Newcomers to Axiom's web site, the message boards or this newsletter may have noticed the emphasis I place on locating the two main left and right surround speakers in a standard 5.1-channel home theater setup to each side of the listening area (and a bit behind) rather than at the “rear” or “back.” In fact, when the subject arises, some may find my advice borders on the militant, especially when innocent emailers or callers ask me if they can use in-ceiling speakers as surrounds. With a deep sigh of frustration, I usually respond, “Well, if you absolutely must, and there is no other alternative, but please consider using well-designed speakers at the sides, with stands or brackets if necessary. Ceiling speakers are for airport and subway public-address systems, not for high-fidelity multichannel music and soundtrack reproduction.”
For years conventional wisdom, even in retail shops, incorrectly referred to surround speakers as “rears,” in part because lots of audio shop owners recalled the brief era of Quadraphonic four-channel sound in the 1970s, which specified placing four speakers in the four corners of the room. Besides, “surrounds” is a less specific term than “rears,” and “sides” just doesn't cut it. As often as not, the back wall is where surround speakers often end up.
The fundamental reason for side placement of surround speakers, beside the fact that Dolby Labs advise it, is that the 5.1-channel soundtracks for movies are mixed with the surround speakers above ear level at each side of the mixing theater or studio, just like in large movie theaters. Since in our home theaters or media rooms we are trying to replicate or mimic the acoustic soundfield that we experience in a cinema, and hear what the sound engineers and the director heard when they panned and mixed the directional effects for motion pictures, it's clear enough that surround speakers properly belong on each side wall of your home theater, above ear level.
Interestingly, however, there are solid acoustical reasons for this as well (and psycho-acoustical data to support it). Our ears are at each side of our head, not on top or at the back, and the pinna—the shell-like cartilage external ear—is focused forward, the better to collect lateral reflections from the sides and direct sounds arriving from the front. The brain measures the timing and amplitude differences in the sounds arriving at the left and right ears and determines the direction and location of the sound source. Any sound other than front dead center has to travel farther around one side of your head or the other to arrive at the other ear, so it arrives a few milliseconds later.
What's more, it turns out that our hearing is especially acute to these lateral timing and amplitude (signal strength) differences. In fact, research on concert-hall design has shown that it is largely the lateral-arriving sounds reflected from the sides of a space that tell our brain how big a space we are in. While sounds reflected from above and the back wall aren't entirely wasted and do contribute, it is the arrival time and amplitude differences of the side-wall reflections that are crucial elements in giving us a sense of the acoustic space, its size, reverberant character and a sense of “spaciousness.”
Some of this research came to light in the 1960s when orchestras and their governing boards pressured architects and acousticians to increase the size of concert halls by pushing out the sides of the hall in a fan shape, the better to accommodate more seats, wider aisles, generate more money, and bolster the salaries and retirement funds of the musicians.

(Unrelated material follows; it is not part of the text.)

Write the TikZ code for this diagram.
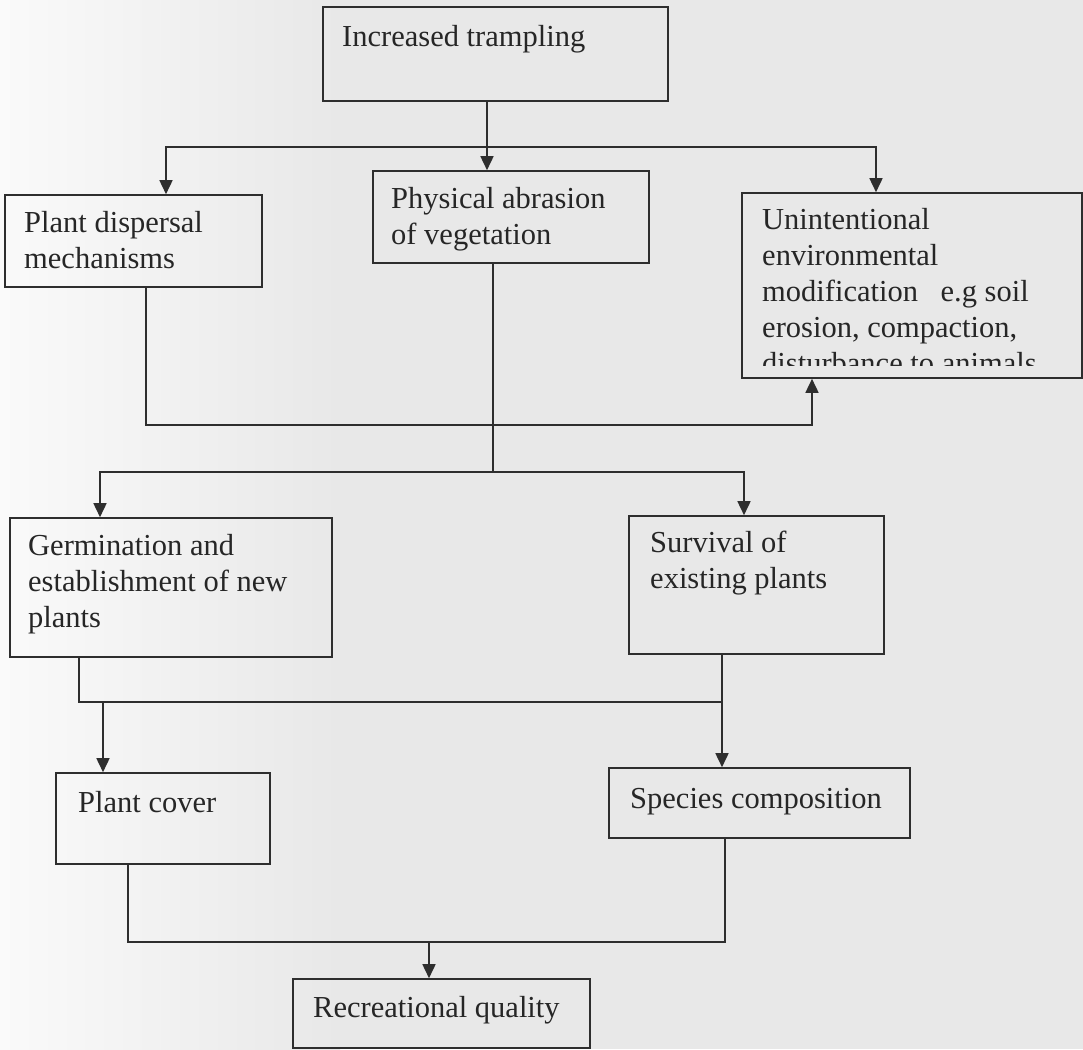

Sadly, the resulting halls turned into acoustic nightmares. Regular concertgoers, deprived of those important lateral reflections (the fan shape prevents side-wall reflections from reaching concertgoers' ears) found the acoustics of these new, bigger, fan-shaped spaces “dry” or “dead,” “2-dimensional” or worse. Attendance declined and in the case of many big-city orchestras (Toronto, New York, San Francisco), entire halls were eventually gutted and re-built, with great attention paid to retaining the classic rectangular shoebox shape or some variation thereof. In most cases, the result was greatly improved acoustics and satisfied patrons.
The lesson in all this is to try and locate your surround speakers at the sides of the listening area, somewhere within that magic angle of from 90 to 110 degrees (to the front speakers) firing across the room and a bit above your ear level, if possible. With Dolby Digital 5.1-channel movie soundtracks of all varieties, and even with lots of multichannel music or CD material processed through Dolby Pro LogicII(x), you'll experience the optimal mix of direct and reflected ambient sound. And, as many system owners have noted, the generous dispersion of Axiom's quadpolar multi-directional QS8 and QS4 surrounds allow considerable leeway in placement.